Why: the bottleneck is not just crawling—it's matching and normalization (room types, fare classes, bundles, seat sections/rows, variants), plus strict QA and auditability

Common strategy:

run frequent “delta” collections (capture what changed)
run deeper “full reconciliations” daily/weekly
maintain strong identity resolution (so changes don’t get misattributed)

Practical Rules of Thumb (What Enterprises Do in Real Life)

Use “Sentinel SKUs” to justify higher frequency

Pick a small, representative set of items that are:

high revenue / high sensitivity
often discounted
key competitive benchmarks

If those are volatile intraday, increase cadence there first.

Don’t increase frequency until you can detect bad data automatically

More runs = more opportunities for silent errors (wrong price, wrong variant, missing fees). Higher frequency demands:

automated field validation (ranges, formats, required fields)
anomaly detection (spikes/drops, unexpected null rates)
sampling and human QA review
audit logs and reproducible runs

Align frequency to actionability

If your team cannot react intraday, hourly data becomes an expensive dashboard.

Plan for burst capacity

Even if “normal” is daily, you want the ability to temporarily go 4x/day during:

Black Friday / Cyber Week
competitor promo launches
high-stakes seasonal periods

Example Frequency Recommendations by Industry

Automotive tires (SKU + ZIP-level + fees/shipping): Daily for full catalog; 2–6x/day for key competitors and top SKUs in priority ZIPs.

QSR / retail menus (regional + channel differences): Daily, with extra runs during known promo windows and menu rollouts.

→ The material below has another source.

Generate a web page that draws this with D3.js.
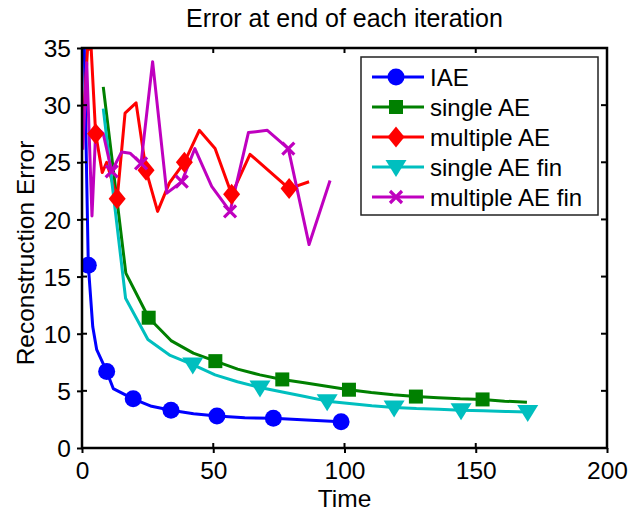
<!DOCTYPE html>
<html>
<head>
<meta charset="utf-8">
<script src="https://cdn.jsdelivr.net/npm/d3@7"></script>
<style>
  html, body { margin: 0; padding: 0; background: #fff; }
  svg text { font-family: "Liberation Sans", Arial, sans-serif; fill: #000; }
</style>
</head>
<body>
<svg id="chart" width="630" height="515"></svg>
<script>
// ---------------- data ----------------
const title = "Error at end of each iteration";
const xLabel = "Time";
const yLabel = "Reconstruction Error";
const xTicks = [0, 50, 100, 150, 200];
const yTicks = [0, 5, 10, 15, 20, 25, 30, 35];

const iaeTime   = [0.8, 2.4, 4.1, 5.6, 9.4, 11.9, 19.5, 26.5, 33.9, 42.5, 51.4, 62.0, 72.9, 85.5, 98.7];
const iaeError  = [36, 16.0, 10.6, 8.6, 6.7, 5.2, 4.3, 3.65, 3.3, 3.0, 2.8, 2.65, 2.6, 2.45, 2.3];
const iaeMarks  = [1, 4, 6, 8, 10, 12, 14];

const singleTime  = [8.1, 16.7, 25.4, 33.9, 42.4, 50.8, 59.3, 67.8, 76.3, 84.7, 93.2, 101.7, 110.2, 118.6, 127.2, 135.6, 144.1, 152.6, 161.0, 169.5];
const singleError = [31.6, 15.3, 11.4, 9.4, 8.3, 7.6, 6.9, 6.4, 6.0, 5.7, 5.4, 5.1, 4.85, 4.65, 4.5, 4.4, 4.3, 4.25, 4.1, 4.0];
const singleMarks = [2, 5, 8, 11, 14, 17];

const multiTime  = [0.3, 2.1, 3.5, 5.2, 7.7, 9.4, 13.4, 16.4, 20.6, 24.4, 28.8, 33.3, 39.0, 44.7, 50.7, 57.0, 64.0, 78.9, 86.5];
const multiError = [27.5, 34.9, 34.9, 27.5, 24.1, 25.0, 21.8, 29.3, 30.2, 24.3, 20.7, 23.2, 25.0, 27.8, 26.2, 22.2, 25.7, 22.7, 23.3];
const multiMarks = [3, 6, 9, 12, 15, 17];

const singleFinTime  = [8.1, 16.6, 25.1, 33.6, 42.2, 50.7, 59.2, 67.8, 76.3, 84.9, 93.4, 101.9, 110.4, 118.9, 127.4, 135.9, 144.4, 152.9, 161.4, 169.8];
const singleFinError = [29.7, 13.1, 9.5, 8.1, 7.3, 6.4, 5.8, 5.3, 4.9, 4.5, 4.1, 3.9, 3.7, 3.55, 3.45, 3.4, 3.3, 3.25, 3.2, 3.15];
const singleFinMarks = [4, 7, 10, 13, 16, 19];

const multiFinTime  = [0.3, 1.8, 3.8, 5.3, 8.1, 11.3, 15.1, 18.3, 22.5, 26.9, 32.3, 38.0, 43.0, 49.4, 56.4, 63.4, 70.6, 78.6, 86.5, 94.5];
const multiFinError = [26.1, 33.7, 20.3, 28.1, 27.5, 24.2, 25.9, 25.8, 24.9, 33.8, 22.3, 23.3, 26.2, 22.9, 20.7, 27.6, 27.8, 26.2, 17.8, 23.4];
const multiFinMarks = [5, 8, 11, 14, 17];

const seriesNames  = ["IAE", "single AE", "multiple AE", "single AE fin", "multiple AE fin"];
const seriesColors = ["#0000ff", "#008000", "#ff0000", "#00bfbf", "#bf00bf"];
const seriesShapes = ["circle", "square", "diamond", "triangle", "x"];

const series = [
  {t: iaeTime, v: iaeError, m: iaeMarks},
  {t: singleTime, v: singleError, m: singleMarks},
  {t: multiTime, v: multiError, m: multiMarks},
  {t: singleFinTime, v: singleFinError, m: singleFinMarks},
  {t: multiFinTime, v: multiFinError, m: multiFinMarks}
].map((s, i) => ({...s, name: seriesNames[i], color: seriesColors[i], shape: seriesShapes[i]}));

// ---------------- layout ----------------
const svg = d3.select("#chart");
const L = 82, R = 607, T = 48, B = 448;
const x = d3.scaleLinear().domain([0, 200]).range([L, R]);
const y = d3.scaleLinear().domain([0, 35]).range([B, T]);

svg.append("defs").append("clipPath").attr("id", "clip")
  .append("rect").attr("x", L).attr("y", T).attr("width", R - L).attr("height", B - T);

function markerPath(shape) {
  switch (shape) {
    case "circle": return null;
    case "square": return "M-7,-7H7V7H-7Z";
    case "diamond": return "M0,-10.5L8.5,0L0,10.5L-8.5,0Z";
    case "triangle": return "M-10.5,-7L10.5,-7L0,10Z";
    case "x": return "M-6,-6L6,6M-6,6L6,-6";
  }
}
function drawMarker(g, shape, color, cx, cy) {
  if (shape === "circle") {
    g.append("circle").attr("cx", cx).attr("cy", cy).attr("r", 8.5).attr("fill", color);
  } else if (shape === "x") {
    g.append("path").attr("d", markerPath(shape)).attr("transform", `translate(${cx},${cy})`)
      .attr("stroke", color).attr("stroke-width", 3.2).attr("fill", "none");
  } else {
    g.append("path").attr("d", markerPath(shape)).attr("transform", `translate(${cx},${cy})`)
      .attr("fill", color);
  }
}

// ---------------- series ----------------
const plot = svg.append("g").attr("clip-path", "url(#clip)");
const line = d3.line().x(d => x(d[0])).y(d => y(d[1]));
series.forEach(s => {
  const pts = s.t.map((t, i) => [t, s.v[i]]);
  plot.append("path").attr("d", line(pts)).attr("fill", "none")
    .attr("stroke", s.color).attr("stroke-width", 3).attr("stroke-linejoin", "round");
});
series.forEach(s => {
  s.m.forEach(i => drawMarker(plot, s.shape, s.color, x(s.t[i]), y(s.v[i])));
});

// ---------------- axes ----------------
const ax = svg.append("g");
ax.append("rect").attr("x", L).attr("y", T).attr("width", R - L).attr("height", B - T)
  .attr("fill", "none").attr("stroke", "#000").attr("stroke-width", 2.5);

const xAxis = svg.append("g").attr("transform", `translate(0,${B})`)
  .call(d3.axisBottom(x).tickValues(xTicks).tickSize(5).tickFormat(d3.format("d")));
const yAxis = svg.append("g").attr("transform", `translate(${L},0)`)
  .call(d3.axisLeft(y).tickValues(yTicks).tickSize(5).tickFormat(d3.format("d")));
[xAxis, yAxis].forEach(a => {
  a.select(".domain").remove();
  a.selectAll(".tick line").attr("stroke", "#000").attr("stroke-width", 2);
  a.selectAll(".tick text").attr("font-size", 24.5).attr("fill", "#000")
    .style("font-family", '"Liberation Sans", Arial, sans-serif');
});
xAxis.selectAll(".tick text").attr("y", 14).attr("dy", "0.71em");
yAxis.selectAll(".tick text").attr("x", -11).attr("dy", "0.35em");

// inner ticks (top, right, and inward on left/bottom)
xTicks.forEach(t => {
  ax.append("line").attr("x1", x(t)).attr("x2", x(t)).attr("y1", B).attr("y2", B - 5).attr("stroke", "#000").attr("stroke-width", 2);
  ax.append("line").attr("x1", x(t)).attr("x2", x(t)).attr("y1", T).attr("y2", T + 5).attr("stroke", "#000").attr("stroke-width", 2);
});
yTicks.forEach(t => {
  ax.append("line").attr("x1", L).attr("x2", L + 5).attr("y1", y(t)).attr("y2", y(t)).attr("stroke", "#000").attr("stroke-width", 2);
  ax.append("line").attr("x1", R).attr("x2", R - 6).attr("y1", y(t)).attr("y2", y(t)).attr("stroke", "#000").attr("stroke-width", 2);
});

// titles
svg.append("text").attr("x", (L + R) / 2).attr("y", 27).attr("text-anchor", "middle")
  .attr("font-size", 25).text(title);
svg.append("text").attr("x", (L + R) / 2).attr("y", 507).attr("text-anchor", "middle")
  .attr("font-size", 24.5).text(xLabel);
svg.append("text").attr("transform", `translate(34,${(T + B) / 2 + 5}) rotate(-90)`)
  .attr("text-anchor", "middle").attr("font-size", 24.5).text(yLabel);

// ---------------- legend ----------------
const lg = svg.append("g");
lg.append("rect").attr("x", 361).attr("y", 57).attr("width", 237).attr("height", 158)
  .attr("fill", "#fff").attr("stroke", "#222").attr("stroke-width", 1.5);
series.forEach((s, i) => {
  const cy = 77 + i * 30;
  lg.append("line").attr("x1", 372).attr("x2", 424).attr("y1", cy).attr("y2", cy)
    .attr("stroke", s.color).attr("stroke-width", 3);
  drawMarker(lg, s.shape, s.color, 396, cy);
  lg.append("text").attr("x", 430).attr("y", cy + 8.5).attr("font-size", 24).text(s.name);
});
</script>
</body>
</html>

Ticketing / resale (event + section/row + dynamic pricing): Hourly (or more) for high-demand events, but often daily for the long tail.

Where Ficstar Fits

Why Frequency is an Operations Problem

At higher complexity, frequency isn’t limited by “can we scrape it once?” It’s limited by whether you can run it reliably, repeatedly, and defensibly:

monitoring + alerting
resilient retries and fallback logic
proactive change detection (site layouts, flows, anti-bot changes)
QA sampling and anomaly workflows
SLAs and consistent delivery formats
schema stability and product matching governance

That’s why many teams move from tools/freelancers to a managed partner when they need intraday refresh, multi-site scale, and consistent quality.

Contact Ficstar's data expert!

FAQ

Can we run the crawler hourly?

Often yes—for a subset. For “everything across every source,” hourly can become expensive and unstable unless the program has mature monitoring, QA, and change management.

What’s the most common frequency for competitor pricing?

For enterprise programs: daily for broad coverage, plus intraday for priority competitors/SKUs.

Should we scrape more often during promotions?

Yes—promotions compress the window where data is valuable. Many teams run “burst mode” schedules during peak periods.